No problem Andy. I was convinced we both knew the formulas were equivalent. I just wanted to point it out to other readers, in case somebody did not realize the equivalence.
BTW, in order to remove other potential confusions, as I have understood things, Cbe and Cib are the same thing and Cbc and Cob are the same thing. Do others share that view, or is there some subtle difference in definitions that I have failed to find?

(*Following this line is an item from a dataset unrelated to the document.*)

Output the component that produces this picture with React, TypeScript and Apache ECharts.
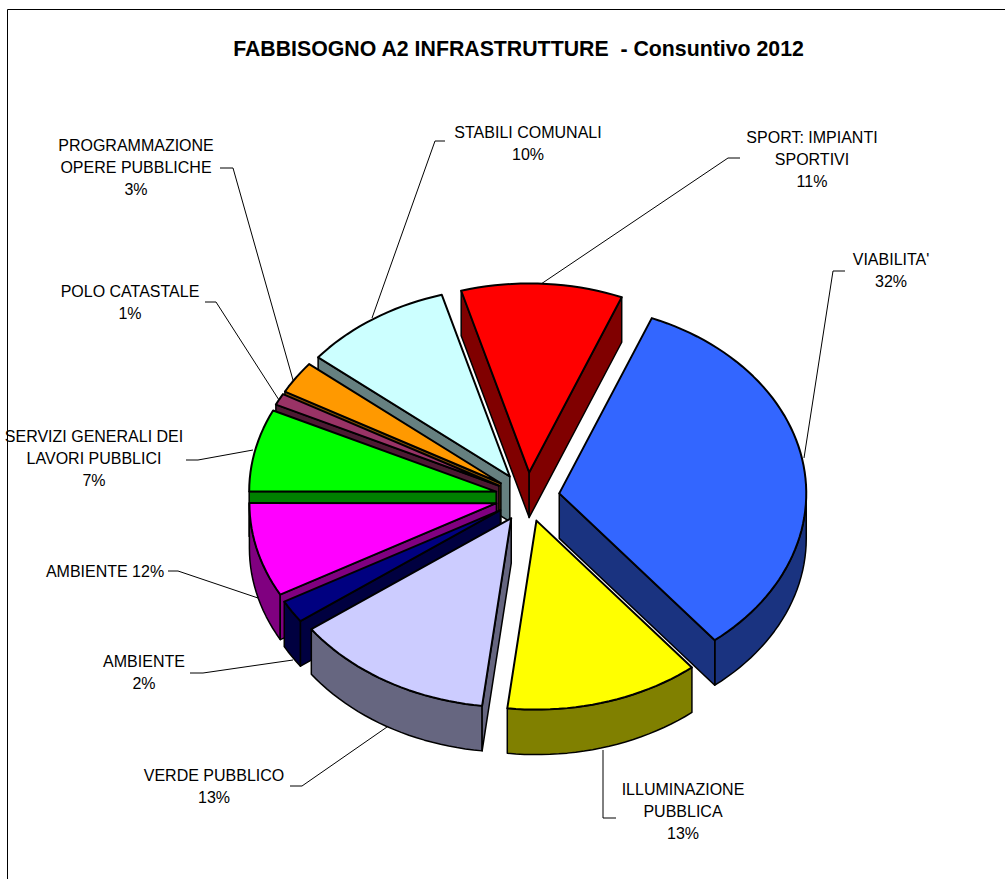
import React, { useEffect, useRef } from "react";
import * as echarts from "echarts";

const titleText = "FABBISOGNO A2 INFRASTRUTTURE  - Consuntivo 2012";
const categories = ["VIABILITA'", "ILLUMINAZIONE PUBBLICA", "VERDE PUBBLICO", "AMBIENTE", "AMBIENTE", "SERVIZI GENERALI DEI LAVORI PUBBLICI", "POLO CATASTALE", "PROGRAMMAZIONE OPERE PUBBLICHE", "STABILI COMUNALI", "SPORT: IMPIANTI SPORTIVI"];
const sliceShares = [33.05, 12.72, 13.13, 1.95, 8.05, 7.05, 1.0, 2.8, 9.7, 10.55];
const topColors = ["#3366FF", "#FFFF00", "#CCCCFF", "#000080", "#FF00FF", "#00FF00", "#993366", "#FF9900", "#CCFFFF", "#FF0000"];
const sideColors = ["#1A3380", "#808000", "#666680", "#000040", "#800080", "#008000", "#4D1A33", "#804D00", "#668080", "#800000"];

const labelLines = [
  ["VIABILITA'", "32%"],
  ["ILLUMINAZIONE", "PUBBLICA", "13%"],
  ["VERDE PUBBLICO", "13%"],
  ["AMBIENTE", "2%"],
  ["AMBIENTE 12%"],
  ["SERVIZI GENERALI DEI", "LAVORI PUBBLICI", "7%"],
  ["POLO CATASTALE", "1%"],
  ["PROGRAMMAZIONE", "OPERE PUBBLICHE", "3%"],
  ["STABILI COMUNALI", "10%"],
  ["SPORT: IMPIANTI", "SPORTIVI", "11%"],
];
const labelAnchors = [
  [891, 259], [683, 789], [214, 775], [144, 661], [105, 571],
  [94, 436], [130, 291], [136, 145], [528, 132], [812, 137],
];
const leaderPaths = [
  [[845, 271], [833, 271], [804, 458]],
  [[616, 818], [603, 818], [603, 750]],
  [[290, 786], [302, 786], [387, 727]],
  [[190, 673], [203, 673], [293, 660]],
  [[168, 571], [178, 571], [258, 598]],
  [[186, 460], [198, 460], [253, 450]],
  [[205, 302], [216, 302], [279, 400]],
  [[220, 168], [233, 168], [293, 380]],
  [[445, 141], [435, 141], [372, 318]],
  [[740, 158], [728, 158], [541, 284]],
];

const CX = 527.5, CY = 497, RX = 247, RY = 189, DEPTH = 45, EXPLODE = 0.13, START = -68;
const LINE_H = 22.4;
const rad = (d: number) => (d * Math.PI) / 180;

const total = sliceShares.reduce((a, b) => a + b, 0);
const spans = (() => {
  let acc = START;
  return sliceShares.map((v) => {
    const a = acc;
    acc += (v / total) * 360;
    return [a, acc];
  });
})();
const drawOrder = sliceShares
  .map((_, i) => i)
  .sort((p, q) => Math.sin(rad((spans[p][0] + spans[p][1]) / 2)) - Math.sin(rad((spans[q][0] + spans[q][1]) / 2)));

function renderSlice(params: any, api: any) {
  const i = api.value(0) as number;
  const [a, b] = spans[i];
  const mid = (a + b) / 2;
  const ax = CX + EXPLODE * RX * Math.cos(rad(mid));
  const ay = CY + EXPLODE * RY * Math.sin(rad(mid));
  const rim = (t: number) => [ax + RX * Math.cos(rad(t)), ay + RY * Math.sin(rad(t))];
  const arc = (s: number, e: number) => {
    const pts: number[][] = [];
    const n = Math.max(2, Math.ceil((e - s) / 2));
    for (let k = 0; k <= n; k++) pts.push(rim(s + ((e - s) * k) / n));
    return pts;
  };
  const down = (p: number[]) => [p[0], p[1] + DEPTH];
  const side = sideColors[i];
  const children: any[] = [];
  const wall = (points: number[][]) =>
    children.push({ type: "polygon", shape: { points }, style: { fill: side, stroke: "#000", lineWidth: 1.5, lineJoin: "round" } });
  const rs = Math.max(a, 0);
  const re = Math.min(b, 180);
  if (re > rs) {
    const top = arc(rs, re);
    wall([...top, ...top.slice().reverse().map(down)]);
  }
  const apex = [ax, ay];
  if (Math.cos(rad(a)) < 0) {
    const p = rim(a);
    wall([apex, p, down(p), down(apex)]);
  }
  if (Math.cos(rad(b)) > 0) {
    const p = rim(b);
    wall([apex, p, down(p), down(apex)]);
  }
  children.push({
    type: "polygon",
    shape: { points: [apex, ...arc(a, b)] },
    style: { fill: topColors[i], stroke: "#000", lineWidth: 2, lineJoin: "round" },
  });
  return { type: "group", children };
}

export default function App() {
  const ref = useRef<HTMLDivElement>(null);
  useEffect(() => {
    document.body.style.margin = "0";
    const chart = echarts.init(ref.current!, null, { renderer: "svg" });
    const font = "'Liberation Sans', Arial, sans-serif";
    const frame = [
      { type: "polyline", shape: { points: [[7.5, 879], [7.5, 9.5], [1005, 9.5]] }, style: { fill: "none", stroke: "#000", lineWidth: 1 } },
    ];
    const leaders = leaderPaths.map((points) => ({
      type: "polyline",
      shape: { points },
      style: { fill: "none", stroke: "#000", lineWidth: 1 },
    }));
    const texts: any[] = [];
    labelLines.forEach((lines, i) => {
      lines.forEach((line, k) => {
        texts.push({
          type: "text",
          x: labelAnchors[i][0],
          y: labelAnchors[i][1] + k * LINE_H,
          style: { text: line, fill: "#000", font: `16px ${font}`, textAlign: "center", textVerticalAlign: "middle" },
        });
      });
    });
    chart.setOption({
      animation: false,
      backgroundColor: "#fff",
      title: {
        text: titleText,
        left: 513.5,
        top: 33,
        textAlign: "center",
        textStyle: { fontFamily: font, fontWeight: "bold", fontSize: 21.3, color: "#000" },
      },
      graphic: { elements: [...frame, ...leaders, ...texts] },
      series: [
        {
          type: "custom",
          coordinateSystem: "none",
          name: "Fabbisogno",
          renderItem: renderSlice,
          silent: true,
          z: 5,
          data: drawOrder.map((i) => ({ name: categories[i], value: [i, sliceShares[i]] })),
        },
      ],
    });
    return () => chart.dispose();
  }, []);
  return <div ref={ref} style={{ position: "absolute", left: 0, top: 0, width: 1005, height: 879 }} />;
}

BTW, in order to remove other potential confusions, as I have understood things, Cbe and Cib are the same thing and Cbc and Cob are the same thing. Do others share that view, or is there some subtle difference in definitions that I have failed to find?
jacco vermeulen said:
Clearing up potential confusion is good. If you don't agree with this, try reading the last few pages of the "output coils" thread
Not really, the last bit of this thread is very informative for types without the basic engineering training.
Often, you pro arguement lot skip the basic parts in a discussion.
If only all tech threads could be as complete.
I started reading this forum 2 weeks after NP joined in.
I've got a lot of respect for you guys, including Mr Kleinschmidt.
Often, you pro arguement lot skip the basic parts in a discussion.
If only all tech threads could be as complete.
I started reading this forum 2 weeks after NP joined in.
I've got a lot of respect for you guys, including Mr Kleinschmidt.
Christer said:
The "source" being that delivering the drive current to the base of the BJT. What else could it have meant in relation to a BJT?
Christer said:
But we talking about the effective input capacitance, as seen by the "source". That depends on how the transistor is connected.
Christer said:
Yes, but I am mostly talking about the contribution of Cbe to the effective base to ground capacitance.
In an emitter follower it is much less than when the emitter is tied to a supply rail, as with a common emitter connected output (not driver) transistor, as used in a CFP.
Cheers,
Glen
I think we should either close this thread or think on better ways of comparing mosfets with bipolars....Atleast this wouldn't be an off-topic😉
Just you wait, Kanwar. Someone will post some provocative statement and that will kick-start the whole thing again 🙂.
Workhorse said:
Well have I been out of line by attempting some kind of discussion on the performance potential of high fT BJT’s over low fT BJT’s?
I mean, there has been an obvious lack of interest, so perhaps I’m just a dummy talking from ignorance about something that everybody knows about already, but an appreciation of BJT performance does pertain to a comparison between BJT's & MOSFET’s, doesn’t it?.
The input capactiance of MOSFET's has be discussed here extensively. What about BJT's?
I think you're right on the money Glen. And what matters most (to me, anyway) is quality, not quantity of posts.